WHAT TO WORK ON — Return, without pictures, the lines from the start of the data through the one that contains "26.7, 26.6, 26.5, 26.4, 26.3, 26.35]".
◆ ◆ ◆ ◆ ◆ ◆ ◆
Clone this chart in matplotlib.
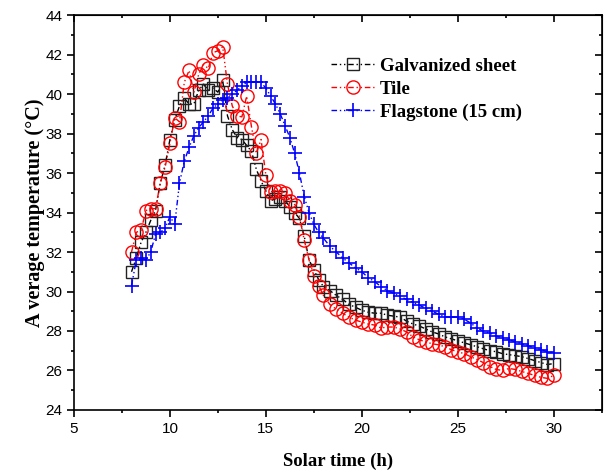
import matplotlib
matplotlib.use("Agg")
import matplotlib.pyplot as plt

# solar time (h): 15 min steps in the morning, 20 min steps later on
hours = [8.00, 8.25, 8.50, 8.75, 9.00, 9.25, 9.50, 9.75, 10.00, 10.25,
         10.50, 10.75, 11.00, 11.25, 11.50, 11.75, 12.00, 12.25, 12.50, 12.75,
         13.00, 13.25, 13.50, 13.75, 14.00, 14.25, 14.50, 14.75, 15.00, 15.25,
         15.50, 15.75, 16.00, 16.25, 16.50, 16.75, 17.00, 17.25, 17.50, 17.75,
         18.00,
         18.33, 18.67, 19.00, 19.33, 19.67, 20.00, 20.33, 20.67, 21.00, 21.33,
         21.67, 22.00, 22.33, 22.67, 23.00, 23.33, 23.67, 24.00, 24.33, 24.67,
         25.00, 25.33, 25.67, 26.00, 26.33, 26.67, 27.00, 27.33, 27.67, 28.00,
         28.33, 28.67, 29.00, 29.33, 29.67, 30.00]

galvanized = [31.0, 31.7, 32.5, 33.0, 33.6, 34.1, 35.5, 36.4, 37.7, 38.7,
              39.4, 39.8, 39.5, 39.5, 40.2, 40.5, 40.2, 40.3, 40.1, 40.7,
              38.9, 38.2, 37.8, 37.7, 37.4, 37.1, 36.2, 35.6, 35.1, 34.6,
              34.7, 34.8, 34.6, 34.3, 34.0, 33.7, 32.8, 31.6, 31.1, 30.6,
              30.25,
              30.05, 29.8, 29.6, 29.35, 29.2, 29.05, 28.95, 28.9, 28.9, 28.8,
              28.75, 28.7, 28.5, 28.35, 28.25, 28.1, 27.95, 27.85, 27.7, 27.6,
              27.5, 27.4, 27.3, 27.2, 27.1, 27.0, 26.95, 26.85, 26.8, 26.75,
              26.7, 26.6, 26.5, 26.4, 26.3, 26.35]

tile = [32.0, 33.0, 33.1, 34.1, 34.2, 34.2, 35.5, 36.3, 37.5, 38.8,
        38.6, 40.6, 41.2, 40.1, 41.0, 41.5, 41.3, 42.1, 42.2, 42.4,
        40.5, 39.4, 38.9, 38.85, 39.9, 38.35, 37.0, 37.7, 35.9, 35.05,
        35.1, 35.1, 35.0, 34.6, 34.4, 33.8, 32.6, 31.6, 30.8, 30.3,
        29.8,
        29.35, 29.1, 28.9, 28.7, 28.55, 28.45, 28.35, 28.3, 28.15, 28.2,
        28.2, 28.1, 27.95, 27.7, 27.55, 27.45, 27.35, 27.3, 27.2, 27.05,
        26.95, 26.85, 26.7, 26.55, 26.4, 26.2, 26.05, 26.0, 26.1, 26.05,
        25.95, 25.85, 25.75, 25.65, 25.6, 25.75]

flagstone = [30.3, 31.6, 31.7, 31.6, 32.0, 32.9, 33.0, 33.2, 33.8, 33.4,
             35.5, 36.6, 37.3, 37.9, 38.3, 38.6, 38.9, 39.3, 39.5, 39.7,
             39.8, 40.0, 40.2, 40.4, 40.6, 40.6, 40.6, 40.6, 40.3, 39.9,
             39.5, 39.0, 38.4, 37.8, 37.0, 36.0, 34.8, 34.0, 33.4, 33.0,
             32.7,
             32.3, 32.0, 31.7, 31.45, 31.2, 31.0, 30.7, 30.5, 30.25, 30.05,
             29.9, 29.75, 29.6, 29.45, 29.3, 29.15, 29.0, 28.85, 28.7, 28.7,
             28.7, 28.6, 28.4, 28.15, 28.0, 27.9, 27.75, 27.65, 27.55, 27.45,
             27.35, 27.25, 27.15, 27.05, 26.95, 26.9]

dashdotdot = (4, 2, 1, 2, 1, 2)

fig = plt.figure(figsize=(6.06, 4.75), dpi=100)
ax = fig.add_axes([0.122, 0.137, 0.871, 0.831])

ax.plot(hours, galvanized, color='black', ls=(0, dashdotdot), lw=1.0,
        marker='s', ms=9, mfc='none', mec='#222222', mew=1.0,
        label='Galvanized sheet')
ax.plot(hours, tile, color='red', ls=(0, dashdotdot), lw=1.0,
        marker='o', ms=9.5, mfc='none', mec='red', mew=1.0, label='Tile')
ax.plot(hours, flagstone, color='blue', ls=(0, dashdotdot), lw=1.0,
        marker='+', ms=9.5, mec='blue', mew=1.2, label='Flagstone (15 cm)')

ax.set_xlim(5, 32.4)
ax.set_ylim(24, 44)
ax.set_xticks([5, 10, 15, 20, 25, 30])
ax.set_xticks([7.5, 12.5, 17.5, 22.5, 27.5, 32.5], minor=True)
ax.set_yticks(range(24, 45, 2))
ax.set_yticks(range(25, 44, 2), minor=True)

ax.tick_params(which='both', direction='out', width=1.2,
               labelsize=11, labelfontfamily='Liberation Sans')
ax.tick_params(which='major', length=5)
ax.tick_params(which='minor', length=2.5)
for s in ax.spines.values():
    s.set_linewidth(1.2)

top = ax.secondary_xaxis('top')
top.set_xticks([5, 10, 15, 20, 25, 30])
top.set_xticks([7.5, 12.5, 17.5, 22.5, 27.5, 32.5], minor=True)
top.tick_params(which='both', direction='in', labeltop=False, width=1.2)
top.tick_params(which='major', length=5)
top.tick_params(which='minor', length=2.5)
right = ax.secondary_yaxis('right')
right.set_yticks(range(24, 45, 2))
right.set_yticks(range(25, 44, 2), minor=True)
right.tick_params(which='both', direction='in', labelright=False, width=1.2)
right.tick_params(which='major', length=5)
right.tick_params(which='minor', length=2.5)

ax.set_xlabel('Solar time (h)', labelpad=12, family='Liberation Serif',
              weight='bold', size=13.5)
ax.set_ylabel('A verage temperature (\u00b0C)', labelpad=0,
              family='Liberation Serif', weight='bold', size=14.5)

ax.legend(loc='upper left', bbox_to_anchor=(0.455, 0.935), frameon=False,
          prop=dict(family='Liberation Serif', weight='bold', size=13.5),
          handlelength=2.3, handletextpad=0.3, labelspacing=0.3)

fig.savefig('out.png', dpi=100)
◆ ◆ ◆ ◆ ◆ ◆ ◆
SOLUTION TO THE PROBLEM —
Clone this chart in matplotlib.
import matplotlib
matplotlib.use("Agg")
import matplotlib.pyplot as plt

# solar time (h): 15 min steps in the morning, 20 min steps later on
hours = [8.00, 8.25, 8.50, 8.75, 9.00, 9.25, 9.50, 9.75, 10.00, 10.25,
         10.50, 10.75, 11.00, 11.25, 11.50, 11.75, 12.00, 12.25, 12.50, 12.75,
         13.00, 13.25, 13.50, 13.75, 14.00, 14.25, 14.50, 14.75, 15.00, 15.25,
         15.50, 15.75, 16.00, 16.25, 16.50, 16.75, 17.00, 17.25, 17.50, 17.75,
         18.00,
         18.33, 18.67, 19.00, 19.33, 19.67, 20.00, 20.33, 20.67, 21.00, 21.33,
         21.67, 22.00, 22.33, 22.67, 23.00, 23.33, 23.67, 24.00, 24.33, 24.67,
         25.00, 25.33, 25.67, 26.00, 26.33, 26.67, 27.00, 27.33, 27.67, 28.00,
         28.33, 28.67, 29.00, 29.33, 29.67, 30.00]

galvanized = [31.0, 31.7, 32.5, 33.0, 33.6, 34.1, 35.5, 36.4, 37.7, 38.7,
              39.4, 39.8, 39.5, 39.5, 40.2, 40.5, 40.2, 40.3, 40.1, 40.7,
              38.9, 38.2, 37.8, 37.7, 37.4, 37.1, 36.2, 35.6, 35.1, 34.6,
              34.7, 34.8, 34.6, 34.3, 34.0, 33.7, 32.8, 31.6, 31.1, 30.6,
              30.25,
              30.05, 29.8, 29.6, 29.35, 29.2, 29.05, 28.95, 28.9, 28.9, 28.8,
              28.75, 28.7, 28.5, 28.35, 28.25, 28.1, 27.95, 27.85, 27.7, 27.6,
              27.5, 27.4, 27.3, 27.2, 27.1, 27.0, 26.95, 26.85, 26.8, 26.75,
              26.7, 26.6, 26.5, 26.4, 26.3, 26.35]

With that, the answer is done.